The mural, which depicts native pollinator-friendly habitats and food sources for bees, birds, butterflies, and other pollinating insects and wildlife, got off to a rocky start last May when a stop work order was issued.
It took several months for the project to get the blessing of the full RTM, who approves gifts to the town. Skeptics were concerned that future murals might be political in nature or that they might proliferate across town.
Pat Sesto, Greenwich’s Director of Environmental Affairs, spoke in favor of the mural both for its educational value, and de facto role as “a big time selfie wall,” and ultimately, in September, the RTM voted 121 in favor of the mural, 68 opposed, with 5 abstentions.
Since then Mr. Rivas has worked to complete the mural before winter weather sets in.
By Monday afternoon the painting was complete, though it awaits its anti-graffiti coating. Also, the bus shelter needs to be moved back in place and educational panels installed inside.

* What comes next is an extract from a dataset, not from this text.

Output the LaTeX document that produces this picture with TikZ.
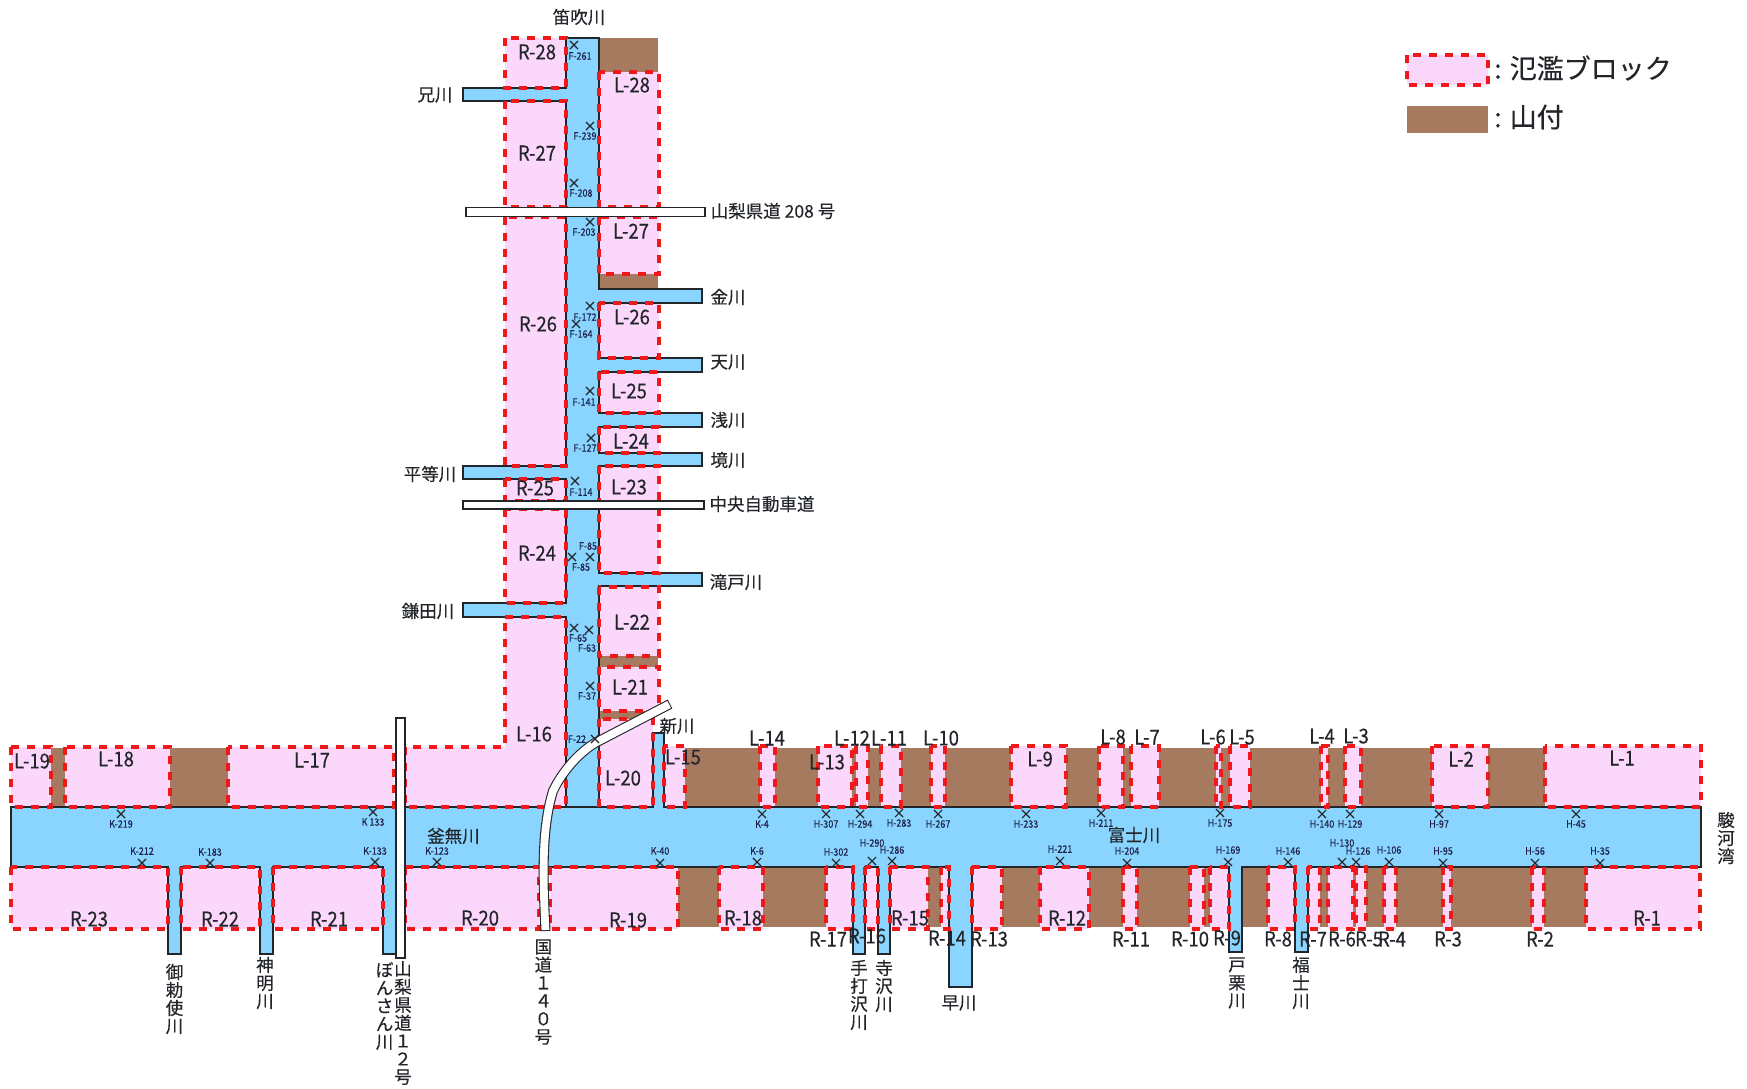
\documentclass[tikz,border=0pt]{standalone}
\usepackage{fontspec}
\newfontfamily\jp[FakeBold=0.3]{Noto Sans CJK JP}
\newfontfamily\narrowjp[FakeStretch=0.9,FakeBold=0.3]{Noto Sans CJK JP}
\newfontfamily\smallnarrowjp[FakeStretch=0.88,FakeBold=0.2]{Noto Sans CJK JP}
\usetikzlibrary{shapes.misc}
\definecolor{riverblue}{HTML}{89D5FF}
\definecolor{blockpink}{HTML}{FBD8FB}
\definecolor{mtnbrown}{HTML}{A67A5E}
\definecolor{inkdark}{HTML}{22262A}
\definecolor{dashred}{HTML}{F01818}
\tikzset{
  pinkfill/.style={fill=blockpink},
  brownfill/.style={fill=mtnbrown},
  reddash/.style={draw=dashred,line width=3.2pt,dash pattern=on 8pt off 8pt},
  riverline/.style={draw=inkdark,line width=1.3pt,fill=riverblue,line join=miter},
  roadbox/.style={draw=inkdark,line width=1.2pt,fill=white},
  blocklabel/.style={font=\narrowjp\fontsize{20.5}{20.5}\selectfont,text=inkdark,inner sep=0pt},
  ptlabel/.style={font=\smallnarrowjp\fontsize{10.2}{10.2}\selectfont,text=inkdark!85!blue,inner sep=0pt},
  xmark/.style={cross out,draw=inkdark,line width=1.1pt,minimum size=7pt,inner sep=0pt},
  htext/.style={font=\jp\fontsize{17.5}{18}\selectfont,text=inkdark,inner sep=0pt},
  vtext/.style={font=\jp\fontsize{17.5}{18}\selectfont,text=inkdark,inner sep=0pt,align=center},
  legendtext/.style={font=\jp\fontsize{27}{27}\selectfont,text=inkdark,inner sep=0pt,anchor=west},
}
\def\mtnlist{599/38/658/72,599/274/658/289,599/656/658/667,599/711/652/719,51/748/65/807,170/748/228/807,685/748/1545/807,678/867/1586/927}
\def\blocklist{505/38/566/88,599/72/659/207,505/101/566/207,505/217/566/466,599/217/659/274,599/303/659/358,599/372/659/413,599/427/659/453,599/466/659/573,505/479/566/501,505/509/566/603,599/587/659/656,599/667/659/711,599/719/653/807,11/747/51/807,65/747/170/807,228/747/394/807,664/746/685/807,760/746/775/807,818/746/852/807,856/746/868/807,881/746/901/807,931/746/945/807,1011/746/1066/807,1099/746/1123/807,1131/746/1159/807,1216/746/1221/807,1230/746/1250/807,1321/746/1328/807,1345/746/1361/807,1432/746/1488/807,1545/746/1701/807,11/867/168/929,181/867/260/929,273/867/383/929,405/867/539/929,550/867/678/929,719/867/763/929,826/867/853/929,865/867/878/929,890/867/928/929,941/867/949/929,972/867/1002/929,1040/867/1089/929,1123/867/1137/929,1190/867/1204/929,1210/867/1229/929,1268/867/1295/929,1308/867/1320/929,1328/867/1353/929,1356/867/1366/929,1384/867/1396/929,1443/867/1451/929,1532/867/1544/929,1586/867/1700/929}
\def\riverpath{(566,38)--(599,38)--(599,289)--(702,289)--(702,303)--(599,303)--(599,358)--(702,358)--(702,372)--(599,372)--(599,413)--(702,413)--(702,427)--(599,427)--(599,453)--(702,453)--(702,466)--(599,466)--(599,573)--(702,573)--(702,586)--(599,586)--(599,807)--(653,807)--(653,733)--(664,733)--(664,807)--(1701,807)--(1701,867)--(1308,867)--(1308,952)--(1295,952)--(1295,867)--(1242,867)--(1242,952)--(1229,952)--(1229,867)--(972,867)--(972,987)--(949,987)--(949,867)--(890,867)--(890,954)--(878,954)--(878,867)--(865,867)--(865,954)--(853,954)--(853,867)--(396,867)--(396,954)--(383,954)--(383,867)--(273,867)--(273,954)--(260,954)--(260,867)--(181,867)--(181,954)--(168,954)--(168,867)--(11,867)--(11,807)--(566,807)--(566,617)--(463,617)--(463,603)--(566,603)--(566,479)--(463,479)--(463,466)--(566,466)--(566,101)--(463,101)--(463,88)--(566,88)--cycle}
\def\highwaycurve{(545.5,931) .. controls (543,880) and (541,830) .. (553,791) .. controls (563,770) and (580,752) .. (595,743) -- (670,704)}
\begin{document}
\begin{tikzpicture}[x=1pt,y=-1pt]
\useasboundingbox (0,0) rectangle (1747,1088);
\fill[white] (0,0) rectangle (1747,1088);
% mountain foothill areas and flood blocks (fill)
\foreach \xa/\ya/\xb/\yb in \mtnlist {\fill[brownfill] (\xa,\ya) rectangle (\xb,\yb);}
\foreach \xa/\ya/\xb/\yb in \blocklist {\fill[pinkfill] (\xa,\ya) rectangle (\xb,\yb);}
\fill[pinkfill] (505,617)--(566,617)--(566,807)--(405,807)--(405,747)--(505,747)--cycle;
% rivers
\path[riverline] \riverpath;
\draw[draw=inkdark,line width=1.3pt] (566,807) -- (599,807);
% flood block outlines
\foreach \xa/\ya/\xb/\yb in \blocklist {\draw[reddash] (\xa,\ya) rectangle (\xb,\yb);}
\draw[reddash] (505,617)--(566,617)--(566,807)--(405,807)--(405,747)--(505,747)--cycle;
% roads
\node[roadbox,minimum width=239pt,minimum height=9pt,inner sep=0pt] (road208) at (585.5,212) {};
\node[roadbox,minimum width=241pt,minimum height=8pt,inner sep=0pt] (roadchuo) at (583.5,505) {};
\node[roadbox,minimum width=9pt,minimum height=240pt,inner sep=0pt] (road12) at (400.5,838) {};
\draw[draw=inkdark,line width=10pt] \highwaycurve;
\draw[draw=white,line width=7.8pt,shorten <=1pt,shorten >=1pt] \highwaycurve;
% point marks
\foreach \t/\cx/\cy/\lx/\ly [count=\i] in {
F-261/574/45/580/56,F-239/590/126/585/136,F-208/574/183/581/193,F-203/590/222/584/232,F-172/590/306/585/317,F-164/576/324/581/334,F-141/590/391/584/402,F-127/591/438/585/448,F-114/575/481/581/492,F-85/590/557/588/546,F-85/572/557/581/567,F-65/574/628/578/638,F-63/589/630/587/648,F-37/590/686/587/696,F-22/595/739/577/739,
K-219/121/814/121/824,K 133/373/812/373/822,K-212/142/863/142/851,K-183/210/863/210/852,K-133/375/862/375/851,K-123/437/862/437/851,K-40/660/863/660/851,K-4/762/814/762/824,K-6/757/862/757/851,
H-307/826/814/826/824,H-294/860/814/860/824,H-283/899/813/899/823,H-267/938/814/938/824,H-302/836/863/836/852,H-290/872/861/872/843,H-286/892/861/892/850,H-233/1026/814/1026/824,H-211/1101/813/1101/823,H-175/1220/813/1220/823,H-140/1322/814/1322/824,H-129/1350/814/1350/824,H-221/1060/861/1060/849,H-204/1127/863/1127/851,H-169/1228/862/1228/850,H-146/1288/862/1288/851,H-130/1342/862/1342/843,H-126/1356/862/1358/851,H-106/1389/862/1389/850,H-97/1439/814/1439/824,H-95/1443/863/1443/851,H-56/1535/863/1535/851,H-45/1576/814/1576/824,H-35/1600/863/1600/851}
{\node[xmark] (mark\i) at (\cx,\cy) {}; \node[ptlabel] (pt\i) at (\lx,\ly) {\t};}
% block labels
\foreach \t/\x/\y [count=\i] in {
R-28/537/52,L-28/632/85,R-27/537/153,L-27/631/231,R-26/538/324,L-26/632/317,L-25/629/391,L-24/631/441,R-25/535/488,L-23/629/487,R-24/537/553,L-22/632/622,L-21/630/687,L-16/534/734,L-20/623/778,L-19/32/761,L-18/116/759,L-17/312/760,L-15/683/757,L-14/767/738,L-13/827/762,L-12/852/738,L-11/889/738,L-10/941/738,L-9/1040/759,L-8/1113/737,L-7/1147/737,L-6/1213/737,L-5/1242/737,L-4/1322/736,L-3/1356/736,L-2/1461/759,L-1/1622/758,
R-23/89/919,R-22/220/919,R-21/329/919,R-20/480/918,R-19/628/920,R-18/743/918,R-17/828/939,R-16/867/936,R-15/910/918,R-14/947/938,R-13/989/939,R-12/1067/918,R-11/1131/939,R-10/1190/939,R-9/1227/938,R-8/1278/939,R-7/1313/939,R-6/1342/939,R-5/1369/939,R-4/1392/939,R-3/1448/939,R-2/1540/939,R-1/1647/918}
{\node[blocklabel] (blk\i) at (\x,\y) {\t};}
% horizontal names
\node[htext] (fuefuki) at (579,17) {笛吹川};
\node[htext] (ani) at (435,95) {兄川};
\node[htext] (pref208) at (773,211) {山梨県道 208 号};
\node[htext] (kane) at (728,297) {金川};
\node[htext] (ten) at (728,362) {天川};
\node[htext] (asa) at (728,420) {浅川};
\node[htext] (sakai) at (728,460) {境川};
\node[htext] (hira) at (430,474) {平等川};
\node[htext] (chuo) at (762,504) {中央自動車道};
\node[htext] (taki) at (736,582) {滝戸川};
\node[htext] (kama) at (428,611) {鎌田川};
\node[htext] (shin) at (677,726) {新川};
\node[htext] (kamanashi) at (453.5,836) {釜無川};
\node[htext] (fuji) at (1134,835) {富士川};
\node[htext] (haya) at (959,1003) {早川};
% vertical names
\node[vtext] (midai) at (174.5,999) {御\\勅\\使\\川};
\node[vtext] (shinmei) at (265,983) {神\\明\\川};
\node[vtext] (bonsan) at (384.6,1006) {ぼ\\ん\\さ\\ん\\川};
\node[vtext] (pref12) at (403,1023) {山\\梨\\県\\道\\１\\２\\号};
\node[vtext] (nat140) at (543.4,992) {国\\道\\１\\４\\０\\号};
\node[vtext] (teuchi) at (859,995) {手\\打\\沢\\川};
\node[vtext] (tera) at (884,986) {寺\\沢\\川};
\node[vtext] (toguri) at (1237,983) {戸\\栗\\川};
\node[vtext] (fukushi) at (1301,983) {福\\士\\川};
\node[vtext] (suruga) at (1726,838) {駿\\河\\湾};
% legend
\fill[pinkfill] (1407,55) rectangle (1488,85);
\draw[reddash] (1407,55) rectangle (1488,85);
\node[legendtext] (leg1) at (1494,68) {:\hspace{8pt}氾濫ブロック};
\fill[brownfill] (1407,106) rectangle (1488,133);
\node[legendtext] (leg2) at (1494,117) {:\hspace{8pt}山付};
\end{tikzpicture}
\end{document}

Mr. Rivas said he was thrilled to see the finished mural.
“The message is crucial,” he said. “The mural raises awareness of the importance of pollination. If plants cannot reproduce then we die in a slow way. Pollination is part of the cycle of life.”
“Besides the mural’s message, it will encourage other artists to start painting,” he said. “At the end of the day, when you do a public art piece, it’s about sharing. It’s not in a gallery or a home, but in the public realm for everyone to see.”
Mr. Rivas said he developed his skills as a muralist growing up in Santiago, Chile when he was growing up. “It was hands on learning – I learned by doing.”
He said a part of his experience as a muralist was interacting with the public. His murals evolved from graffiti and faces of people to nature based designs.
“Every time you paint outside someone is going to come and ask you questions, or give you their opinion. Some of the time, they don’t like it. It’s subjective,” he continued. “The GHS teenagers have said they like the mural. Some ask if they can help paint.”
The Cardinal, which was added to the mural on Monday, was well received.
“I like it,” said GHS junior Claudio Baldiviezo who was waiting for the bus.
As Mr. Rivas painted, Sustainability Committee member Myra Klockenbrink, who championed the mural project for months, was busy at the east end of the wall planting a perennial shade garden which will make its show in the spring.
She explained that the bus shelter will become something of a mini museum, with panels featuring information on the pollinator pathway and native plants.
“If the gods are on our side, the area will be in bloom,” Klockenbrink said, adding that there are about 30 different species and 250 different plants.
While the Forsythia that cascades over the top of the mural in April was left in place, they the Burning Bush on the east end of the wall has been replaced with Sweetspire, Witch Hazel, Rhododenrons, Hydrangeas and Heucheras (Coral Bells).
“This is a mural, but it’s really a mural project. It’s an entire installation – with the garden, the bus shelter museum, the mural, and a film that documents what we’ve done,” Klockenbrink said, adding that Ms Sesto’s prediction was also on the mark.
“People have been coming to take selfies all day,” she added.
Klockenbrink said when complete, the film will be on the Sustainability Committee’s web page on the town website.